がんは初期には自覚症状がほとんどなく、「症状が出てからの検査」では手遅れになることもあります。ご家族に胃がんや大腸がんになった方がいる場合は、注意が必要です。
遺伝的な要因も考えられるため、40歳より前から定期的な検査を推奨します。将来の不安を減らすためにも、40歳の節目に一度、内視鏡検査を受けてみましょう。
内視鏡検査による早期発見が重要な理由
症状が出る前に内視鏡検査を受けることが、がんの早期発見・治療において、将来の負担を減らす有効な方法の一つです。「沈黙の病気」のため、腹痛や血便などのサインに気づいた時には、すでに手遅れに近いこともあります。
早期発見することで、以下のようなメリットがあります。
メリット | 内容 |
体への負担が少ない治療で完治が目指せる | ・初期のがんなら開腹手術は不要 ・内視鏡で粘膜だけを切除可能 |
治療期間が短く、生活への影響が少ない | ・入院日数が短く、体へのダメージも最小限 ・早期に職場や家庭へ復帰可能 |
医療費や通院負担が軽くなる | 進行がんに比べ、医療費・通院の頻度・身体的な負担が少ない |
生活の質(QOL)を保ちやすい | ・後遺症や体力低下のリスクが低い ・普段通りの生活を維持しやすい |
症状がない段階での定期的な検査は、ご自身の健康と、その先の生活を守るための大切な自己投資です。
まとめ
胃がんや大腸がんといった病気は、初期には自覚症状がほとんどない「沈黙の病気」です。
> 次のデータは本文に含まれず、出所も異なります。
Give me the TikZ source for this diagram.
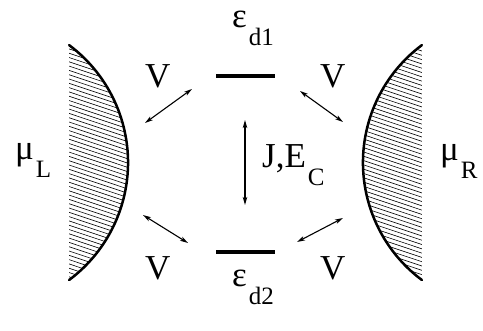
\documentclass[tikz,border=0pt]{standalone}
\usepackage{fontspec}
\setmainfont{Liberation Serif}
\usetikzlibrary{arrows.meta,positioning}
\newcommand{\lowsub}[1]{\hspace{2pt}\raisebox{-18pt}{\fontsize{25}{27}\selectfont #1}}

\begin{document}
\begin{tikzpicture}[
  x=1pt,y=1pt,
  level/.style={fill=black,inner sep=0pt,minimum width=59pt,minimum height=4pt},
  lbl/.style={anchor=base west,inner sep=0pt,font=\fontsize{35}{38}\selectfont},
  lead/.style={line width=2.5pt,line cap=round},
  hatch/.style={line width=0.6pt},
  arrow/.style={{Stealth[length=8pt,width=4.5pt,inset=2pt]}-{Stealth[length=8pt,width=4.5pt,inset=2pt]},line width=1.1pt}
]
\useasboundingbox (0,0) rectangle (483,331);
\begin{scope}
  \clip (69.1,285.9) arc[start angle=53.3,end angle=-53.3,radius=146.5] -- cycle;
  \foreach \c in {40,44.3,...,340} \draw[hatch] (60,\c) -- (140,\c-26.7);
\end{scope}
\begin{scope}
  \clip (421.9,285.9) arc[start angle=126.7,end angle=233.3,radius=146.5] -- cycle;
  \foreach \c in {40,44.3,...,340} \draw[hatch] (355,\c) -- (435,\c-26.7);
\end{scope}
\draw[lead] (69.1,285.9) arc[start angle=53.3,end angle=-53.3,radius=146.5];
\draw[lead] (421.9,285.9) arc[start angle=126.7,end angle=233.3,radius=146.5];
\node[level] (d1) at (245.5,255) {};
\node[level] (d2) at (245.5,79) {};
\node[lbl] (e1) at (232,303) {ε\lowsub{d1}};
\node[lbl] (e2) at (232,44) {ε\lowsub{d2}};
\node[lbl] (muL) at (15,171) {μ\lowsub{L}};
\node[lbl] (muR) at (440,170) {μ\lowsub{R}};
\node[lbl] (v1) at (145,243) {V};
\node[lbl] (v2) at (320,243) {V};
\node[lbl] (v3) at (145,51) {V};
\node[lbl] (v4) at (320,51) {V};
\node[lbl] (jec) at (262,163) {J,E\lowsub{C}};
\coordinate (tl1) at (145,208);
\coordinate (tl2) at (192,242);
\coordinate (tr1) at (300,240);
\coordinate (tr2) at (343,209);
\coordinate (bl1) at (143,116);
\coordinate (bl2) at (188,88);
\coordinate (br1) at (297,89);
\coordinate (br2) at (343,113);
\coordinate (j1) at (245,211);
\coordinate (j2) at (245,126);
\draw[arrow] (tl1) -- (tl2);
\draw[arrow] (tr1) -- (tr2);
\draw[arrow] (bl1) -- (bl2);
\draw[arrow] (br1) -- (br2);
\draw[arrow] (j1) -- (j2);
\end{tikzpicture}
\end{document}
だからこそ、症状がないうちの検査が、将来の健康を大きく左右します。
検査と聞くと少し不安に感じるかもしれませんが、ポリープの段階で発見・切除できれば、がんの予防にもつながります。この記事でご紹介した症状がある方や、40歳を過ぎて検査を受けたことがない方は、ご自身の体を守るための第一歩を踏み出しましょう。
内視鏡検査に不安をお持ちの方は、ぜひお気軽にかかりつけ医に相談してみてください。
参考文献
- Suprabhat Giri, Saroj Kanta Sahu, Gaurav Khatana, Prasanna Gore, Preetam Nath, Bipadabhanjan Mallick, Jimmy Narayan, Aditya Kale, Sridhar Sundaram. Role of Endoscopic Ultrasound-guided Gastroenterostomy for Benign Gastric Outlet Obstruction. DEN Open, 2025, 6, 1, p.e70170.